▶ [WHAT YOU NEED TO DO]:
Quote every line of the data below as it stands, omitting pictures.

▶ [COLLECTED MATERIAL]:
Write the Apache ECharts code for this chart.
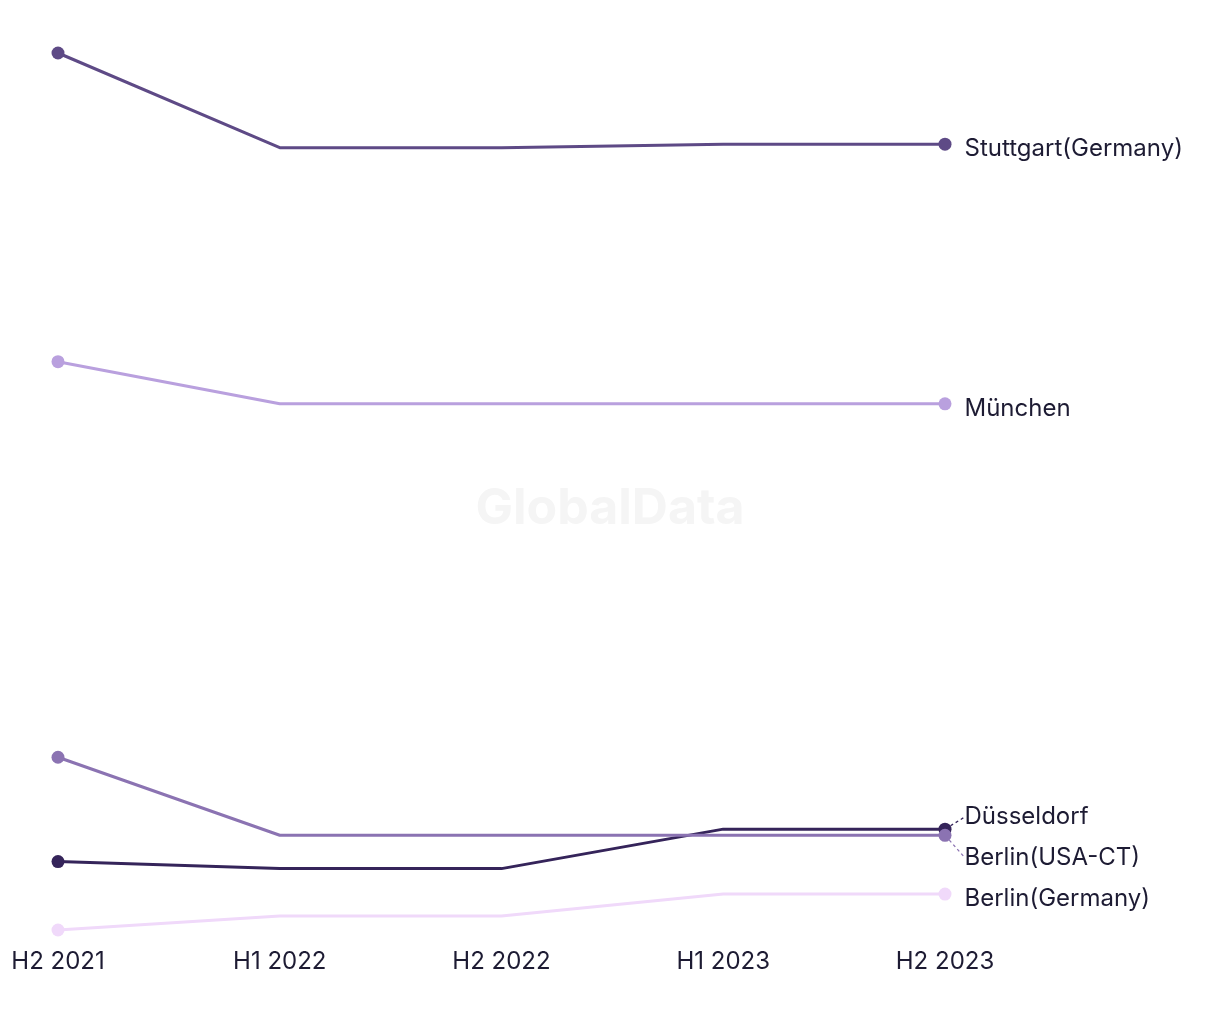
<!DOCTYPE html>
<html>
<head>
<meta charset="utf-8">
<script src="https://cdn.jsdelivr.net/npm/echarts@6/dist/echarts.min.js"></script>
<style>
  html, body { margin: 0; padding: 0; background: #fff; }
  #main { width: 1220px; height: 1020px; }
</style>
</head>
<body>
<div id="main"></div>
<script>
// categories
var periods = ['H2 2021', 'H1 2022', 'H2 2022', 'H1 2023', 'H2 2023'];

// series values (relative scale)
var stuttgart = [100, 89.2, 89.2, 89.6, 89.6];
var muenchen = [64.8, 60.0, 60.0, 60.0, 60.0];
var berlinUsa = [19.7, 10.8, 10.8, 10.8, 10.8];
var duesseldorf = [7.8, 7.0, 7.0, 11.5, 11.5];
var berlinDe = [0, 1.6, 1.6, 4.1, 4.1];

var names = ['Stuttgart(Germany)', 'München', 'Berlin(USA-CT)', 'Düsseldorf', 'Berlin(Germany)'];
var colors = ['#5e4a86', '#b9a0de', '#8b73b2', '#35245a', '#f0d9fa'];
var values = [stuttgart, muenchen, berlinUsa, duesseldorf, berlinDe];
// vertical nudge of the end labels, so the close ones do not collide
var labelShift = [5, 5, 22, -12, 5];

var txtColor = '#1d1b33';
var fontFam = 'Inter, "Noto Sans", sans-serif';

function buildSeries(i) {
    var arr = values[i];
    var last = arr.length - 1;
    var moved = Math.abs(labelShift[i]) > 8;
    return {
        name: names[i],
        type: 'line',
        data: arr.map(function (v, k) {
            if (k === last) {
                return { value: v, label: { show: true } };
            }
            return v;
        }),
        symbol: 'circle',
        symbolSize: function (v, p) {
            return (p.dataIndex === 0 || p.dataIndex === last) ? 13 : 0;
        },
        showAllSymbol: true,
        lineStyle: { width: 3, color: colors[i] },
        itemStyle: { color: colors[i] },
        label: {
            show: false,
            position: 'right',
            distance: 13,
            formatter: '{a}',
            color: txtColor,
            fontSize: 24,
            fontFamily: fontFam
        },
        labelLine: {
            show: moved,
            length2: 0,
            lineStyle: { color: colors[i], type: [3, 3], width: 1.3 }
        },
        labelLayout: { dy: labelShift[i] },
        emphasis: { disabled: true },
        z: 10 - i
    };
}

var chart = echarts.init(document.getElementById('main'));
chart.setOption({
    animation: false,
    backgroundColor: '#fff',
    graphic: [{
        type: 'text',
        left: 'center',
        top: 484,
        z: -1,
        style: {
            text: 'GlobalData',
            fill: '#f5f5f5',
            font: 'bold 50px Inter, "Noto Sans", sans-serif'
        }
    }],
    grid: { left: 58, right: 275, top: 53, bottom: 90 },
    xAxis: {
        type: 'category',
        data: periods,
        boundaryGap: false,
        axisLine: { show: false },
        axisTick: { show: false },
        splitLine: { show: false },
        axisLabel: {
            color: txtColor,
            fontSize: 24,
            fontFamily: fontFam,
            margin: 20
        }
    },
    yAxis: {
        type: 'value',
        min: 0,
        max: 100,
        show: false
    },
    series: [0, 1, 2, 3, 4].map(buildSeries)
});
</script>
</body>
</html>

▶ [PROBLEM SOLUTION]:
Write the Apache ECharts code for this chart.
<!DOCTYPE html>
<html>
<head>
<meta charset="utf-8">
<script src="https://cdn.jsdelivr.net/npm/echarts@6/dist/echarts.min.js"></script>
<style>
  html, body { margin: 0; padding: 0; background: #fff; }
  #main { width: 1220px; height: 1020px; }
</style>
</head>
<body>
<div id="main"></div>
<script>
// categories
var periods = ['H2 2021', 'H1 2022', 'H2 2022', 'H1 2023', 'H2 2023'];

// series values (relative scale)
var stuttgart = [100, 89.2, 89.2, 89.6, 89.6];
var muenchen = [64.8, 60.0, 60.0, 60.0, 60.0];
var berlinUsa = [19.7, 10.8, 10.8, 10.8, 10.8];
var duesseldorf = [7.8, 7.0, 7.0, 11.5, 11.5];
var berlinDe = [0, 1.6, 1.6, 4.1, 4.1];

var names = ['Stuttgart(Germany)', 'München', 'Berlin(USA-CT)', 'Düsseldorf', 'Berlin(Germany)'];
var colors = ['#5e4a86', '#b9a0de', '#8b73b2', '#35245a', '#f0d9fa'];
var values = [stuttgart, muenchen, berlinUsa, duesseldorf, berlinDe];
// vertical nudge of the end labels, so the close ones do not collide
var labelShift = [5, 5, 22, -12, 5];

var txtColor = '#1d1b33';
var fontFam = 'Inter, "Noto Sans", sans-serif';

function buildSeries(i) {
    var arr = values[i];
    var last = arr.length - 1;
    var moved = Math.abs(labelShift[i]) > 8;
    return {
        name: names[i],
        type: 'line',
        data: arr.map(function (v, k) {
            if (k === last) {
                return { value: v, label: { show: true } };
            }
            return v;
        }),
        symbol: 'circle',
        symbolSize: function (v, p) {
            return (p.dataIndex === 0 || p.dataIndex === last) ? 13 : 0;
        },
        showAllSymbol: true,
        lineStyle: { width: 3, color: colors[i] },
        itemStyle: { color: colors[i] },
        label: {
            show: false,
            position: 'right',
            distance: 13,
            formatter: '{a}',
            color: txtColor,
            fontSize: 24,
            fontFamily: fontFam
        },
        labelLine: {
            show: moved,
            length2: 0,
            lineStyle: { color: colors[i], type: [3, 3], width: 1.3 }
        },
        labelLayout: { dy: labelShift[i] },
        emphasis: { disabled: true },
        z: 10 - i
    };
}

var chart = echarts.init(document.getElementById('main'));
chart.setOption({
    animation: false,
    backgroundColor: '#fff',
    graphic: [{
        type: 'text',
        left: 'center',
        top: 484,
        z: -1,
        style: {
            text: 'GlobalData',
            fill: '#f5f5f5',
            font: 'bold 50px Inter, "Noto Sans", sans-serif'
        }
    }],
    grid: { left: 58, right: 275, top: 53, bottom: 90 },
    xAxis: {
        type: 'category',
        data: periods,
        boundaryGap: false,
        axisLine: { show: false },
        axisTick: { show: false },
        splitLine: { show: false },
        axisLabel: {
            color: txtColor,
            fontSize: 24,
            fontFamily: fontFam,
            margin: 20
        }
    },
    yAxis: {
        type: 'value',
        min: 0,
        max: 100,
        show: false
    },
    series: [0, 1, 2, 3, 4].map(buildSeries)
});
</script>
</body>
</html>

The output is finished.